Strategy switch

Sainsbury’s plans ‘phased withdrawal’ from banking

Sainsbury's Bank
Sainsbury’s offices at Edinburgh Park (pic: Terry Murden)

Sainsbury’s has announced a “phased withdrawal” from its Edinburgh-based banking operations to focus on its core supermarket operations.

The company said that, following a strategic review of its financial services, these products will now be offered through dedicated providers through a distributed model. It already does this with its insurance products.

Ahead of its 7 February strategy update, the company said: “Over time this will result in a phased withdrawal from our core banking business. There will be no immediate changes to the products or services that we provide to customers as a result of this decision.”

Chief executive Simon Roberts said: “We have been clear since we launched our Food First strategy in 2020 that we would concentrate our efforts on our core retail businesses and today’s announcement reflects that strategic focus..

“It’s business as usual for now at Sainsbury’s Bank and there will be no immediate changes to products and services as a result of today’s announcement.
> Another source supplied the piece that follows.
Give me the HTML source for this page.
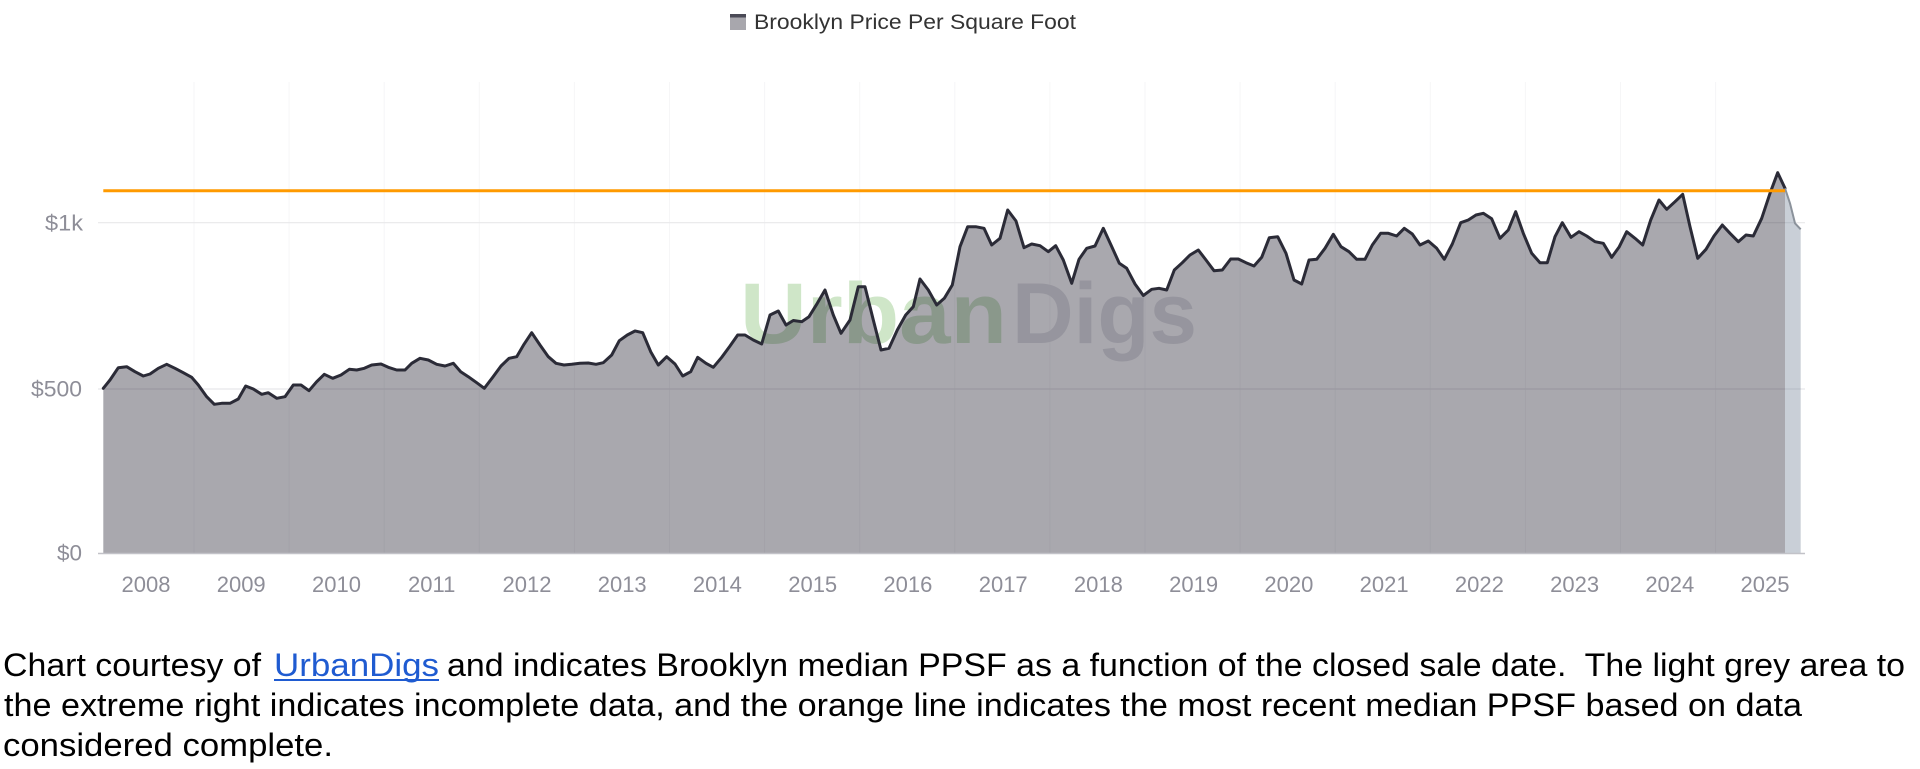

We will of course communicate directly to customers well in advance of any changes to their products and services.”

Jim Brown will retire as chief executive of Sainsbury’s Bank and will be succeeded by Robert Mulhall, the former head of Allied Irish Bank’s UK division, at the end of March.

Originally a 50/50 joint venture with Bank of Scotland, former CEO Justin King doubled down on the venture in 2014, paying £248 million to buy out BoS’s share.

From contributing a healthy return to the group, it is now seen as a distraction and its value has diminished. Half-year operating profits from financial services including the bank fell to £13m from £19m in the corresponding previous period..

The announcement follows the group’s £464m sale last summer of its mortgage book to the Co-operative Bank and is part of a steady down-sizing in supermarket banking.

Tesco is rumoured to be entertaining bidders for its banking arm, also based at Edinburgh Park, as it too undergoes a strategic rethink.

Tesco Bank
There is speculation that Tesco will sell its banking business (pic: Terry Murden)

Russ Mould, investment director at AJ Bell, said: “Over the past two decades, supermarkets saw an opportunity to make more money off their customers than by simply selling food and drink.

“During this time we’ve seen various ventures in mobile phones, broadband, energy, garden centres, coffee shops, restaurants, bakeries and more alongside the provision of core financial services.

“A lot of these ventures have since been sold on to third parties as the supermarkets go back to their bread and butter, and it feels as if we’re now in a new wave of this movement given actions by Sainsbury’s and potentially Tesco.

“The next question investors will ask is whether Sainsbury’s will look to sell Argos given disappointing general merchandise sales of late and this also being non-core to its food-first strategic focus.

“The banking announcement refers to a clear focus ‘on our retail businesses’ rather than simply saying groceries, and so one could deduce that Argos is safe for now. But there will almost certainly be serious questions about its future if it continues to be a drag on the group.”